İkinci Göbeklitepe olarak nitlendirilen ve T biçiminde taşlara benzer 250 dikilitaşın bulunduğu tahmin edilen Karahantepe'deki arkeoloji kazılarında ortaya çıkan ilk bulgular, avcı toplayıcı ama kısmen de yerleşik bir kültürün izlerini işaret ediyor. Prof. Dr. Necmi Karul, Karahantepe'de Göbeklitepe'teki tapınak varsayılan yapılardan en az 30 tane olduğunu söyledi.
Göbeklitepe'de tapınak oldukları varsayılan T biçimli dikili taşlarla oluşturulmuş yapılara benzeyen buluntular barındırdığı tespit edilen Şanlıufra'daki Karahantepe'de Göbeklitepe Kültürü ve Karahantepe Kazıları projesi kapsamındaki arkeoloji kazılarında ilk buluntular gün yüzüne çıkmaya başladı.
Bölge halkı tarafından "Keçilitepe" olarak da bilinen alanda, Kültür ve Turizm Bakanlığının himayesinde İstanbul Üniversitesi Tarih Öncesi Arkeolojisi Ana Bilim Dalı ve Karahantepe Kazı Başkanı Prof. Dr. Necmi Karul başkanlığında Eylül ayı başında başlanan kazılarda Göbeklitepe'deki yapılara benzeyen ve neolitik döneme ait "T" biçiminde 250'nin üzerinde dikili taş tespit edildiği belirtildi.

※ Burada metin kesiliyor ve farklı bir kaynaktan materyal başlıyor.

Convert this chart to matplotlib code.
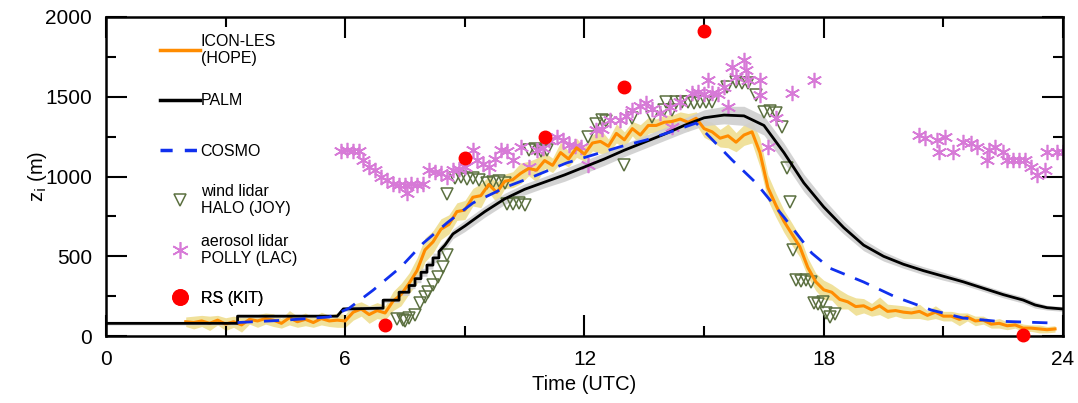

Prof. Dr. Necmi Karul: Yüzeyden görülebilen dikili taşlar 30 civarında yapının olduğunu
Karahantepe Kazı Başkanı İstanbul Üniversitesi tarafından Prof. Dr. Necmi Karul, kazılara eylül ayının başında içerisinde akademisyenler ve işçilerinde bulunduğu yaklaşık 35 kişilik bir ekiple başladıklarını dile getirerek; "Hava fotoğraflarından bile burada yüzeyde gözüken dikilitaş sayısı 250'nin üzerinde. Bu dönemin yapılarına baktığımızda 12 çevrede, 2 de merkezde olmak üzere içerisinde 14 dikilitaş bulunan özel yapılar söz konusu. Böyle bir hesap yapıldığında yüzeyden görülebilen dikili taşlar 30 civarında yapının olduğunu bize söylüyor. Kuşkusuz görülebilenler bunlar ama toprak altına henüz açığa çıkarılmasını bekleyen daha fazla yapının olduğunu da ön görmek gerekir. Dolayısıyla onlarca yapı olduğunu henüz kazıya yeni başlamış olmamıza rağmen rahatlıkla söyleyebiliriz." dedi..
Göbeklitepe'nin "T" biçimindeki dikili taşlarla ayırt edilen yerlerden bir tanesi olduğuna ve tek bir dönemi ifade etmediğine işaret eden Prof. Dr. Karul, konuşmasını şöyle sürdürdü:
"Göbeklitepe'deki yaşam 'T' biçimindeki taşlardan oluşan bir dönemden de ibaret değil. Çok daha uzun bir süreci yansıtıyor, 700 - 800 yıllık bir yerleşim yahut kullanım söz konusu. Karahantepe'nin de bu sürenin içerisinde bir yere oturduğu kesin. Daha uzun bir süreyi kapsayabilir, öncesinden başlayabilir. Bütün bunları burada yapacağımız kazılar gösterecek ama en azından bu sürecin içerisinde önemli bir zaman aralığıyla örtüştüğünü çağdaş (aynı dönemde) olduğunu söyleyebiliriz. Bu da günümüzden 11 bin 500 yıl öncesini ifade ediyor. Karahantepe'nin Tek Tek Dağları Milli Parkı içerisinde olmasının arkeolojiyle bütünleşik farklı projeler yapmaya da fırsat sağlayacağını düşünüyoruz."
Prof. Dr. Karul, Karahantepe'deki dikili taşların dışında kullanılan aletlerin bu bölgede avcı, toplayıcı bir topluluğun yaşamlarını sürdürdüğünü ve yıl boyu değilse bile uzun bir kısmını aynı yerde, kalıcı yerleşimlerde geçirdiklerinin göstergesi olduğunu kaydetti.
Karahantepe'de yapılacak kazılarla akıllardaki birçok sorunun cevabını bulacaklarını aktaran Karul, bu yılki kazıları eylül ayı sonuna kadar sürdüreceklerini sözlerine ekledi.